First we need the chain rule for of this sort of divergence. Using primes to indicate the scope of the gradient operation

\begin{equation}\label{eqn:poynting:60}

\begin{aligned}

\spacegrad \cdot \lr{ \BE \cross \BH }

&=

\spacegrad’ \cdot \lr{ \BE’ \cross \BH }

–

\spacegrad’ \cdot \lr{ \BH’ \cross \BE } \\

&=

\BH \cdot \lr{ \spacegrad’ \cross \BE’ }

–

\BH \cdot \lr{ \spacegrad’ \cross \BH’ } \\

&=

\BH \cdot \lr{ \spacegrad \cross \BE }

–

\BE \cdot \lr{ \spacegrad \cross \BH }.

\end{aligned}

\end{equation}

In the second step, cyclic permutation of the triple product was used.

This checks against the inside front cover of Jackson [1]. Now we can plug in the Maxwell equation cross products.

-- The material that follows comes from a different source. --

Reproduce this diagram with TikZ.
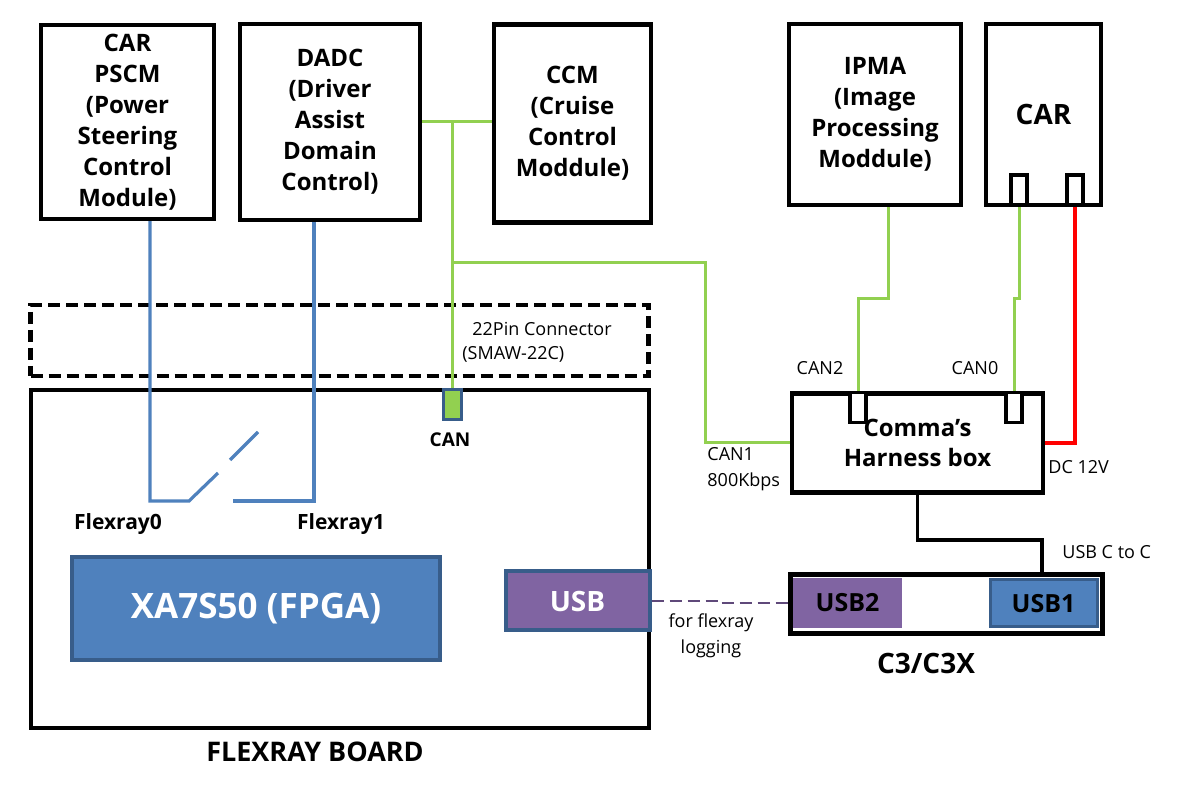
\documentclass[tikz,border=0pt]{standalone}
\usepackage{fontspec}
\setmainfont{Open Sans}
\usetikzlibrary{positioning,calc}

\definecolor{cangreen}{HTML}{92D050}
\definecolor{flexblue}{HTML}{4F81BD}
\definecolor{flexdark}{HTML}{385D8A}
\definecolor{usbpurple}{HTML}{8064A2}
\definecolor{logpurple}{HTML}{5F497A}

\begin{document}
\begin{tikzpicture}[
    x=0.5pt, y=-0.5pt,
    module/.style={draw, line width=2.2pt, align=center, inner sep=0pt,
        font=\bfseries\fontsize{12}{15.5}\selectfont},
    pin/.style={draw, line width=1.8pt, fill=white, inner sep=0pt,
        minimum width=8pt, minimum height=15pt},
    canline/.style={draw=cangreen, line width=1.5pt},
    flexline/.style={draw=flexblue, line width=1.6pt},
    lbl/.style={inner sep=0pt, align=left, font=\fontsize{9}{13}\selectfont},
    boldlbl/.style={inner sep=0pt, font=\bfseries\fontsize{10.5}{13}\selectfont}
]
\useasboundingbox (0,0) rectangle (1178,806);

% Modules in the car
\node[module, minimum width=86.5pt, minimum height=97pt] (pscm) at (127.5,122)
{CAR\\PSCM\\(Power\\Steering\\Control\\Module)};

\node[module, minimum width=90pt, minimum height=98pt] (dadc) at (330,122)
{DADC\\(Driver\\Assist\\Domain\\Control)};

\node[module, minimum width=78.5pt, minimum height=99pt] (ccm) at (572.5,123.5)
{CCM\\(Cruise\\Control\\Moddule)};

\node[module, minimum width=86pt, minimum height=90.5pt] (ipma) at (875,114.5)
{IPMA\\(Image\\Processing\\Moddule)};

\node[module, minimum width=57.5pt, minimum height=90.5pt,
    font=\bfseries\fontsize{14}{16}\selectfont] (car) at (1043.5,114.5) {CAR};
\node[pin] (carpa) at (1019,190) {};
\node[pin] (carpb) at (1075,190) {};

% Connector
\node[draw, line width=2.2pt, dash pattern=on 6pt off 3pt, inner sep=0pt,
    minimum width=309pt, minimum height=35.5pt] (conn) at (339.5,340.5) {};
\node[lbl, anchor=west] (pinlbl) at (472,329) {22Pin Connector};
\node[lbl, anchor=west] (smawlbl) at (462,354) {(SMAW-22C)};

% Flexray board
\node[draw, line width=2.4pt, inner sep=0pt,
    minimum width=309pt, minimum height=169pt] (board) at (340,559) {};
\node[boldlbl, font=\bfseries\fontsize{13.5}{16}\selectfont] (boardlbl) at (315,752) {FLEXRAY BOARD};

\node[draw=flexdark, fill=cangreen, line width=1.5pt, inner sep=0pt,
    minimum width=9pt, minimum height=15pt] (canpin) at (452,405) {};
\node[boldlbl, font=\bfseries\fontsize{9.5}{12}\selectfont] (canlbl) at (450,440) {CAN};

\node[boldlbl] (fr0lbl) at (118,524) {Flexray0};
\node[boldlbl] (fr1lbl) at (341,524) {Flexray1};

\node[draw=flexdark, fill=flexblue, line width=2pt, inner sep=0pt, text=white,
    minimum width=184pt, minimum height=51.5pt,
    font=\bfseries\fontsize{17.5}{20}\selectfont] (fpga) at (256,608.5) {XA7S50 (FPGA)};

\node[draw=flexdark, fill=usbpurple, line width=2pt, inner sep=0pt, text=white,
    minimum width=72pt, minimum height=29.5pt,
    font=\bfseries\fontsize{14}{16}\selectfont] (usb) at (577.5,601) {USB};

% Comma's harness box
\node[module, minimum width=125.5pt, minimum height=49.5pt,
    font=\bfseries\fontsize{12}{15}\selectfont] (harness) at (917.5,443)
{Comma’s\\Harness box};
\node[pin] (hpin2) at (858,407.5) {};
\node[pin] (hpin0) at (1014,407.5) {};
\node[lbl] (can2lbl) at (820,368) {CAN2};
\node[lbl] (can0lbl) at (975,368) {CAN0};
\node[lbl, anchor=west] (can1lbl) at (707,469) {CAN1\\800Kbps};
\node[lbl, anchor=west] (dclbl) at (1048,467) {DC 12V};

% C3 / C3X
\node[draw, line width=2.5pt, inner sep=0pt,
    minimum width=156pt, minimum height=29.5pt] (c3) at (946,604.5) {};
\node[fill=usbpurple, inner sep=0pt, minimum width=54.5pt, minimum height=25pt,
    font=\bfseries\fontsize{12.5}{14}\selectfont] (usb2) at (847.5,603) {USB2};
\node[draw=flexdark, fill=flexblue, line width=1.5pt, inner sep=0pt,
    minimum width=53.5pt, minimum height=23.5pt,
    font=\bfseries\fontsize{12.5}{14}\selectfont] (usb1) at (1043.5,603.5) {USB1};
\node[boldlbl, font=\bfseries\fontsize{14}{16}\selectfont] (c3lbl) at (926,663) {C3/C3X};
\node[lbl, anchor=west] (usbclbl) at (1062,552) {USB C to C};
\node[lbl, align=center] (loglbl) at (711,636) {for flexray\\logging};

% Flexray lines
\coordinate (fr0) at (150,501);
\coordinate (fr1) at (314,501);
\coordinate (swa) at (189,501);
\coordinate (swb) at (218,473);
\coordinate (swc) at (230,460);
\coordinate (swd) at (258,432);
\coordinate (swe) at (233,501);
\draw[flexline] (pscm.south -| fr0) -- (fr0) -- (swa) -- (swb);
\draw[flexline] (swc) -- (swd);
\draw[flexline] (dadc.south -| fr1) -- (fr1) -- (swe);

% CAN lines
\coordinate (canj) at (452,122);
\coordinate (canbus) at (452,263);
\coordinate (can1a) at (705,263);
\draw[canline] (dadc.east |- canj) -- (ccm.west |- canj);
\draw[canline] (canj) -- (canpin.north);
\draw[canline] (canbus) -- (can1a) -- (can1a |- harness.west) -- (harness.west);

\coordinate (can2a) at (888,299);
\coordinate (can2b) at (858,299);
\draw[canline] (ipma.south -| can2a) -- (can2a) -- (can2b) -- (hpin2.north);

\coordinate (can0a) at (1019,299);
\coordinate (can0b) at (1014,299);
\draw[canline] (carpa.south) -- (can0a) -- (can0b) -- (hpin0.north);

% Power and USB
\draw[red, line width=1.6pt] (carpb.south) |- (harness.east);
\coordinate (usbk) at (1042,540);
\draw[line width=1.6pt] (harness.south) |- (usbk) -- (usbk |- c3.north);
\coordinate (logk) at (718,603);
\draw[logpurple, line width=1.2pt, dash pattern=on 6pt off 3pt]
    (usb.east) -- (usb.east -| logk) |- (usb2.west);

\end{tikzpicture}
\end{document}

\begin{equation}\label{eqn:poynting:80}

\begin{aligned}

\spacegrad \cdot \lr{ \BE \cross \BH }

&=

\BH \cdot \lr{ -\BM_i – \PD{t}{\BB} }

–

\BE \cdot \lr{ \BJ_i + \BJ_c + \PD{t}{\BD} } \\

&=

-\BH \cdot \BM_i

-\mu \BH \cdot \PD{t}{\BH}

–

\BE \cdot \BJ_i

–

\BE \cdot \BJ_c

–

\epsilon \BE \cdot \PD{t}{\BE},

\end{aligned}

\end{equation}

or

\begin{equation}\label{eqn:poynting:120}

\boxed{

0

=

\spacegrad \cdot \lr{ \BE \cross \BH }

+ \frac{\epsilon}{2} \PD{t}{} \Abs{ \BE }^2

+ \frac{\mu}{2} \PD{t}{} \Abs{ \BH }^2

+ \BH \cdot \BM_i

+ \BE \cdot \BJ_i

+ \sigma \Abs{\BE}^2.

}

\end{equation}

# References

[1] JD Jackson. *Classical Electrodynamics*. John Wiley and Sons, 2nd edition, 1975.